▸ **Your task**
The lines beneath this instruction, from the first through the one containing "const xTicks = [0, 10, 20, 30, 40, 50, 60];", must be transcribed exactly; no other line belongs in the output.

*** Supplied information ***

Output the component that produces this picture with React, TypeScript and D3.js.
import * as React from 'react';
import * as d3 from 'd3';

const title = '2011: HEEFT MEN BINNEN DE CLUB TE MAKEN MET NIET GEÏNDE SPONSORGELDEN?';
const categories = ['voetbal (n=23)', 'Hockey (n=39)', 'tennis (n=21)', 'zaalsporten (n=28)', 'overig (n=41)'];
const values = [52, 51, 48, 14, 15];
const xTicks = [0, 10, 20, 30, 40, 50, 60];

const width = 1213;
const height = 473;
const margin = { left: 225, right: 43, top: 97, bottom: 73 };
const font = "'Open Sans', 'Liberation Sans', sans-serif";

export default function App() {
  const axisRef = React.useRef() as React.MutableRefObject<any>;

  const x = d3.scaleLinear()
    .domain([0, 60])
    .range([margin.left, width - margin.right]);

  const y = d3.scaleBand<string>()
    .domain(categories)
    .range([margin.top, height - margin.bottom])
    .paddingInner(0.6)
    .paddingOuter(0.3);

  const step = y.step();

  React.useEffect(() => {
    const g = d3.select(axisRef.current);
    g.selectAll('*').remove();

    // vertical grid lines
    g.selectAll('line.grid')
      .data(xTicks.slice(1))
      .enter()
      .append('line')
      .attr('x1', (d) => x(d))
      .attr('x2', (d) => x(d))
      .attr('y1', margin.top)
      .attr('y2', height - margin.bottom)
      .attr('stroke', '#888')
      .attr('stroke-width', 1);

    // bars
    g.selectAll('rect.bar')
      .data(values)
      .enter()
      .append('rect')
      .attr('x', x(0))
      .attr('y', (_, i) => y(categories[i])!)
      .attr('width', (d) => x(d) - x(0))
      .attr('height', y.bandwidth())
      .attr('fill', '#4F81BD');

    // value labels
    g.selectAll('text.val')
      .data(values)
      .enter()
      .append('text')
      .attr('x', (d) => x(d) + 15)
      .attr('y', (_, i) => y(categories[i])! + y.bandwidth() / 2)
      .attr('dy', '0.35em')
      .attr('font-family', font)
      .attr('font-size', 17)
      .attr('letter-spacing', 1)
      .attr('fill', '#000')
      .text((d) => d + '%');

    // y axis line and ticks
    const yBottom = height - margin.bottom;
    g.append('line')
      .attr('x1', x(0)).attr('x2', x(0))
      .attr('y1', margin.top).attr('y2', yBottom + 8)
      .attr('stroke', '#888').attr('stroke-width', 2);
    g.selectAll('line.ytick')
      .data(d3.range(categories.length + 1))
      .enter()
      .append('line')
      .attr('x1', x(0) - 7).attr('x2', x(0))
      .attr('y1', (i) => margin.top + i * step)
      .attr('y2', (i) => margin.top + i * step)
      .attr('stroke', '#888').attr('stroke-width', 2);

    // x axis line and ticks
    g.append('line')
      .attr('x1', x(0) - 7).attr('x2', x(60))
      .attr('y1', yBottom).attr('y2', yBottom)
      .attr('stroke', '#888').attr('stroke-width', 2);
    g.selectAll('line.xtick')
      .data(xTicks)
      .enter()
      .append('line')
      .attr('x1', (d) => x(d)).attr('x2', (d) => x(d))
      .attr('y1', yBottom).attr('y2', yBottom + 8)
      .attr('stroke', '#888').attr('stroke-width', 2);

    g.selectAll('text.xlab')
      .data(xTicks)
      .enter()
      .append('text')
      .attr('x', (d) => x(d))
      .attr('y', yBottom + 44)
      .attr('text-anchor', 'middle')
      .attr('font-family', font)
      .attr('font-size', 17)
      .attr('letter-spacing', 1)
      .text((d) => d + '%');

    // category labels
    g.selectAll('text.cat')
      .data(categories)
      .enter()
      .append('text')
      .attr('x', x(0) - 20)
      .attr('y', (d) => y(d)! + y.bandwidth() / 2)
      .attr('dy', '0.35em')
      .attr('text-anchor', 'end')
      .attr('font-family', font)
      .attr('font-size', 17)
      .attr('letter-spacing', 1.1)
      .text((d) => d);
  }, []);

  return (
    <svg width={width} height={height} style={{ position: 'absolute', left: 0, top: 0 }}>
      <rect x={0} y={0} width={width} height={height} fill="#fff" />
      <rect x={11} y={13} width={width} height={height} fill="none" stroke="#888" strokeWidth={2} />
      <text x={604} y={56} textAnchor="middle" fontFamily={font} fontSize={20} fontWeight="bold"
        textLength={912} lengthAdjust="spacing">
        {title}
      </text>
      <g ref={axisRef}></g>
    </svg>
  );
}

***

▸ **Result of the exercise**
Output the component that produces this picture with React, TypeScript and D3.js.
import * as React from 'react';
import * as d3 from 'd3';

const title = '2011: HEEFT MEN BINNEN DE CLUB TE MAKEN MET NIET GEÏNDE SPONSORGELDEN?';
const categories = ['voetbal (n=23)', 'Hockey (n=39)', 'tennis (n=21)', 'zaalsporten (n=28)', 'overig (n=41)'];
const values = [52, 51, 48, 14, 15];
const xTicks = [0, 10, 20, 30, 40, 50, 60];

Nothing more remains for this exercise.